FASER: Fine-Grained Phase Management for Speculative Decoding in Dynamic LLM Serving
New research paper introduces FASER, cutting latency by 1.92x and improving throughput by 53% in vLLM.
A team of researchers including Wenyan Chen, Chengzhi Lu, Yanying Lin, and Dmitrii Ustiugov has published a paper introducing FASER (Fine-Grained Phase Management for Speculative Decoding in Dynamic LLM Serving). The system addresses critical limitations in current speculative decoding approaches used to accelerate large language model inference. Existing systems typically set a fixed speculative token length for entire batches and serialize the draft and verification phases, making them rigid and inefficient under dynamic online traffic. This leads to prolonged latency during low load (due to blocked verification phases) and wasted computation on rejected tokens during high load.
FASER introduces two key innovations: first, it dynamically adjusts the speculative length for each individual request within a continuous batch and performs early pruning of rejected tokens during verification to minimize computational waste. Second, it breaks the verification phase into smaller frontiers or chunks, allowing them to overlap with the draft phase through fine-grained spatial multiplexing with minimal resource interference. This overlapping execution prevents GPU underutilization and reduces idle time.
The researchers implemented a FASER prototype within the popular vLLM inference serving framework. Their experimental results show dramatic improvements: up to 53% higher throughput and up to 1.92× lower latency compared to state-of-the-art speculative decoding systems. These gains come from better adaptation to volatile inference traffic patterns and more efficient use of GPU resources. The paper, submitted to arXiv on April 22, 2026 (arXiv:2604.20503), represents a significant advancement in making LLM inference more responsive and cost-effective for real-world applications.

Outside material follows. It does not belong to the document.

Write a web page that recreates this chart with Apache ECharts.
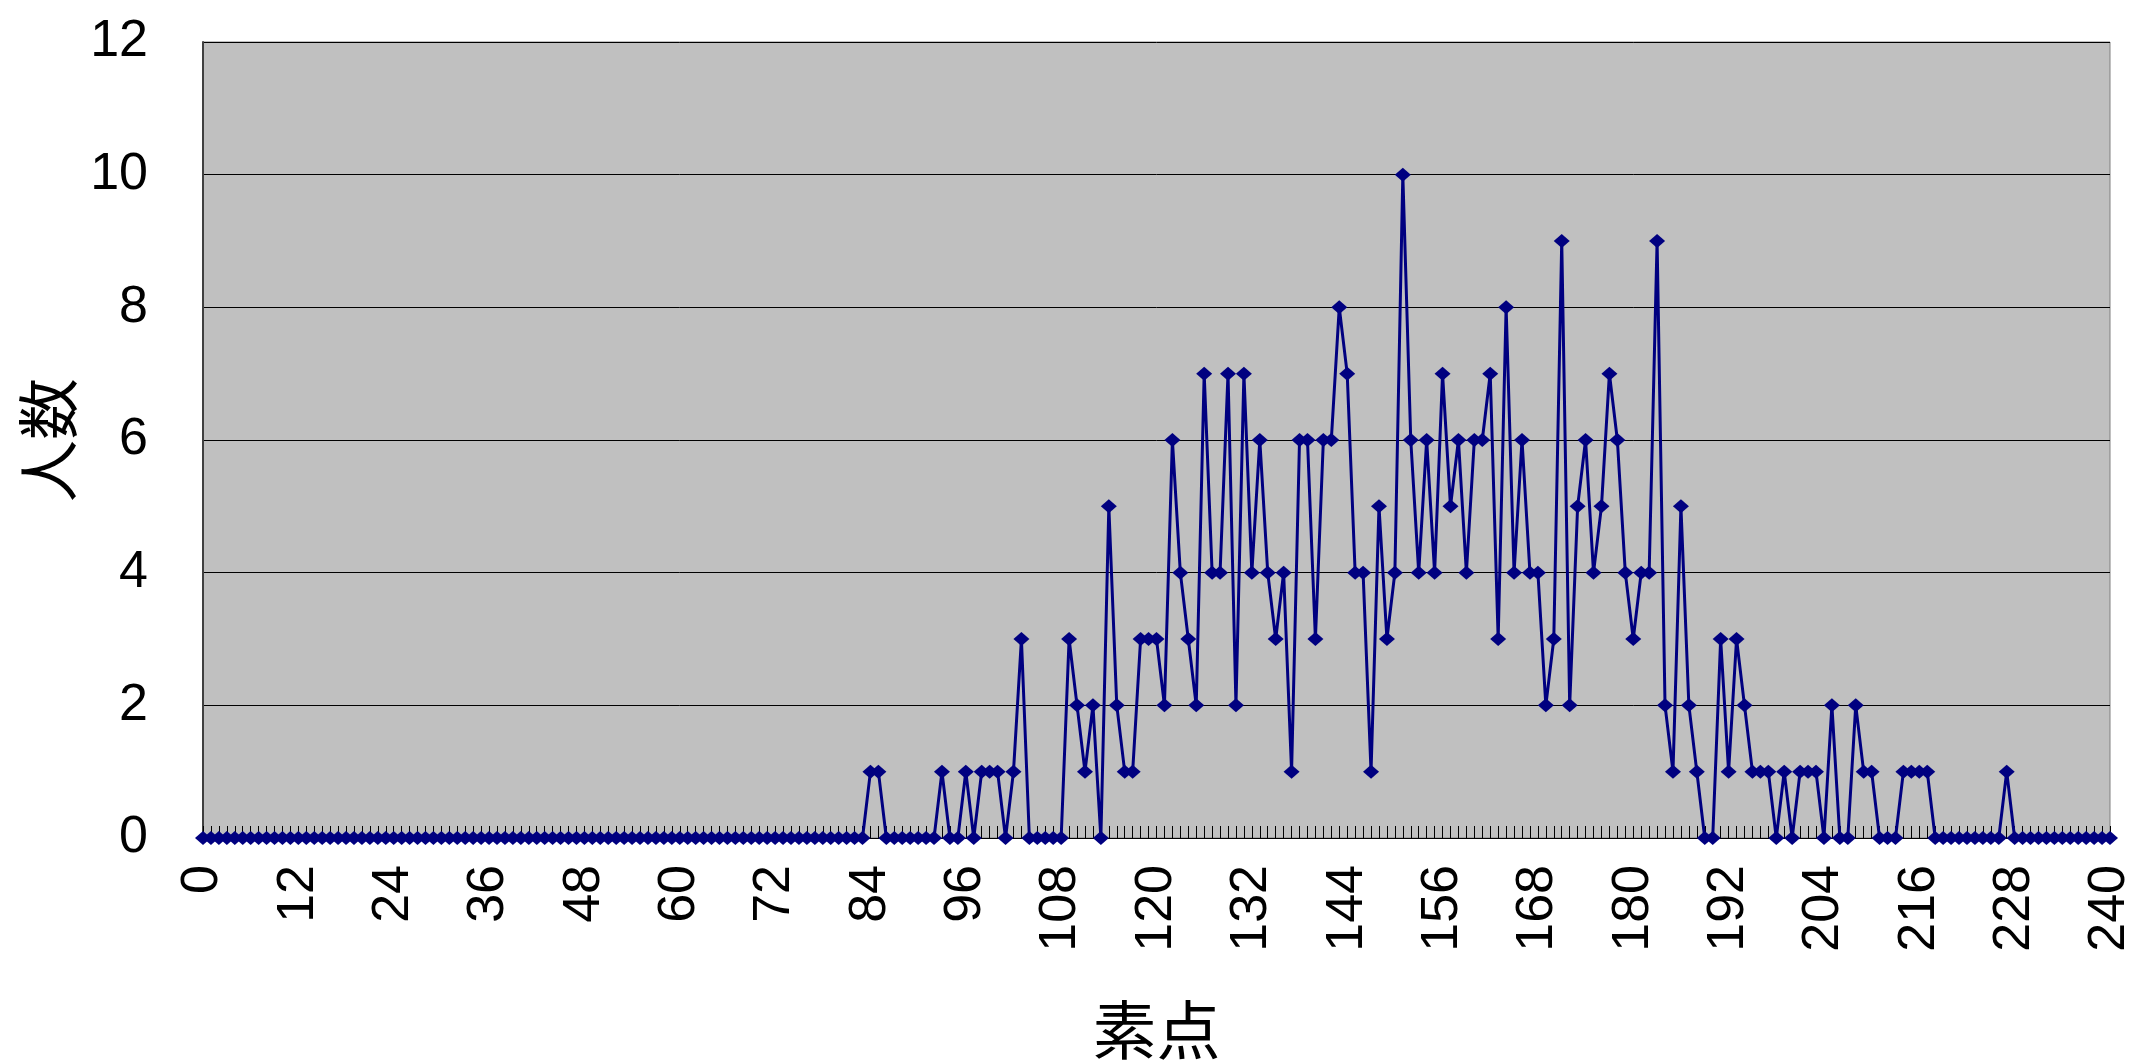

- Dynamically adjusts speculative token length per request within batches, unlike rigid batch-level settings in current systems
- Overlaps draft and verification phases by breaking verification into chunks, reducing GPU idle time and blocking
- Prototype in vLLM shows 53% higher throughput and 1.92x lower latency versus state-of-the-art systems
Why It Matters
Makes real-time LLM applications like chatbots and coding assistants significantly faster and more cost-efficient to serve at scale.